Other parents report pinching and poking sleeping babies every few minutes to
make sure they're still alive, or compulsively scrubbing their children's faces
and adjusting their clothes. Friends notice their inability to talk about
anything else.
It's not their fault. If they seem fixated and obsessive, it's because,
clinically, they are. Their brains have been rewired by parenthood.
A Canadian researcher has found the brain activity of new parents is strikingly
similar to what is seen in patients who have been diagnosed with
obsessive-compulsive disorder.
James Swain, at Yale University's Child Study Centre in the United States, says
the brain activity he observed in new parents likely led to the kind of
behaviour many new mothers reported in the study, including the compulsive need
to check on infants.
Dr. Swain and a team of researchers at Yale used functional magnetic resonance
imaging to look at the brain activity of 25 couples two to four weeks after they
had a baby. They took brain images of the new moms and dads when they heard a
tape of their infant crying, or looked at a picture of their newborn.
The data analysis is preliminary, Dr. Swain says. But he and his colleagues
found that the brain areas activated were those important for motivation,
reward, anxiety and the learning and refinement of habits.
Some of the same circuitry is widely believed to be overactive in the brains of
patients with obsessive-compulsive disorder -- people who can't rid their minds
of intrusive worries, Dr. Swain says. They tend to wash their hands repeatedly
or worry constantly about being hit by a car or some other disaster.

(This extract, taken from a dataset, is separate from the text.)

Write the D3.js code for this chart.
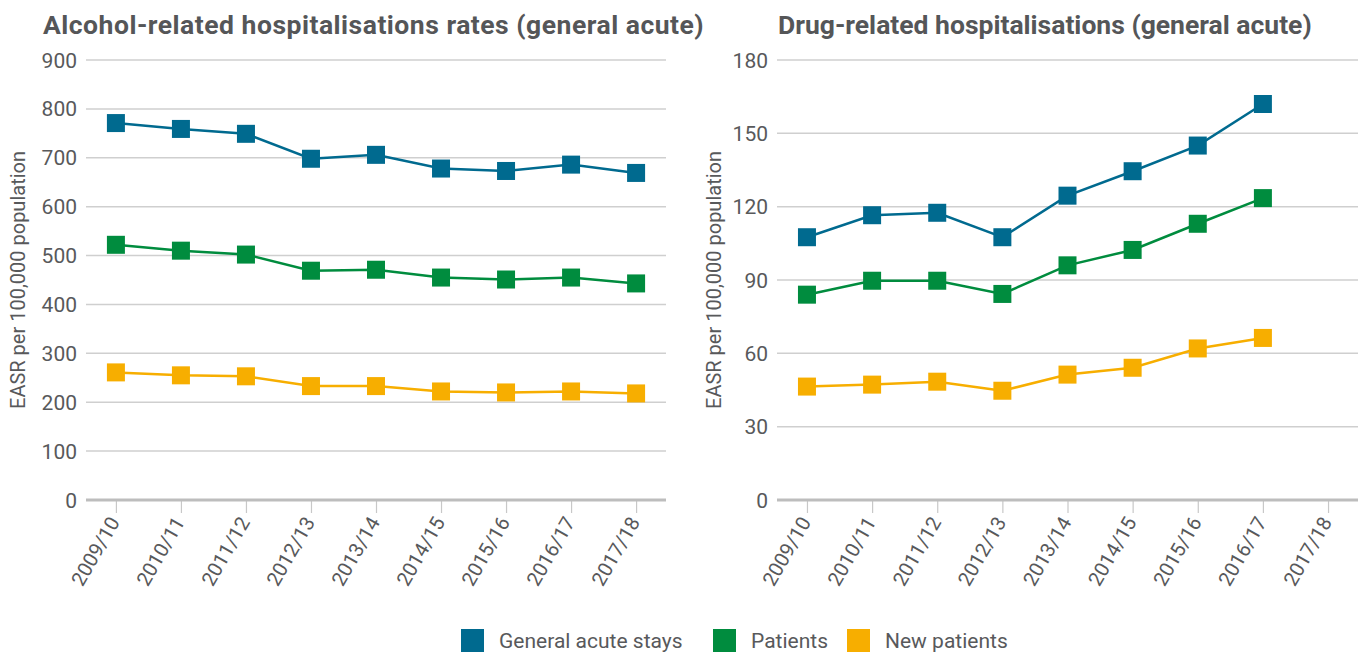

"It is amazing that some of the same circuits did light up in our parent
subjects," says Dr. Swain, who presented his preliminary data at a scientific
conference last year. The mothers, however, had a much more pronounced, or
intense response than the fathers.
Not that new parents are mentally ill. "No reasonable person would say it is an
actual mental illness to be worrying about your baby," Dr. Swain says. Instead,
some bits of the brain that have evolved to help us become good parents may be
abnormally active in those who suffer from certain kinds of mental illness.
He is one of a growing number of researchers investigating the neurological,
hormonal and other physical changes that coincide with becoming a parent. They
are finding evidence that parents are biologically primed for their role.
In evolutionary history, parents who fussed over their babies probably had more
offspring who grew to adulthood, so those genes were passed on to the next
generation. In fact, in obsessive-compulsive disorder, it may be those very
networks that are malfunctioning.
"Somehow, the wires get crossed in OCD, but maybe our knowledge of OCD can help
us understand what parents experience," Dr. Swain says.
Learning about the physiological basis for this kind of behaviour may help
prepare people for what to expect when they become parents, says Dr. Swain, who
trained as a child psychiatrist in Toronto and Ottawa before moving to the
United States to accept a postdoctoral research position. Perhaps it can also be
used to help parents who are depressed or otherwise unable to provide the
optimal level of fussing, he says.
It makes sense that new parents, and mothers in particular, have special brain
mechanisms to help them protect the huge investment they have made in carrying
and delivering a baby, says Claire-Dominique Walker, a researcher in McGill
University's department of psychiatry.
She is investigating a mindset in mothers of newborn infants known as
"window-thinking."
The theory -- based on work in rats -- is that mothers with young babies aren't
stressed out by the same kinds of things that would normally bother them. They
are focused so intently that they respond only to stresses that would affect
their parenting and the safety of their babies or other children.
Dr. Swain would like to extend his work to grandparents. Many new parents report
that grandma and grandpa also become consumed with worry over the new
grandchild.
"It may be like priming a pump," he says, "which is more easily switched on
again when your children have children."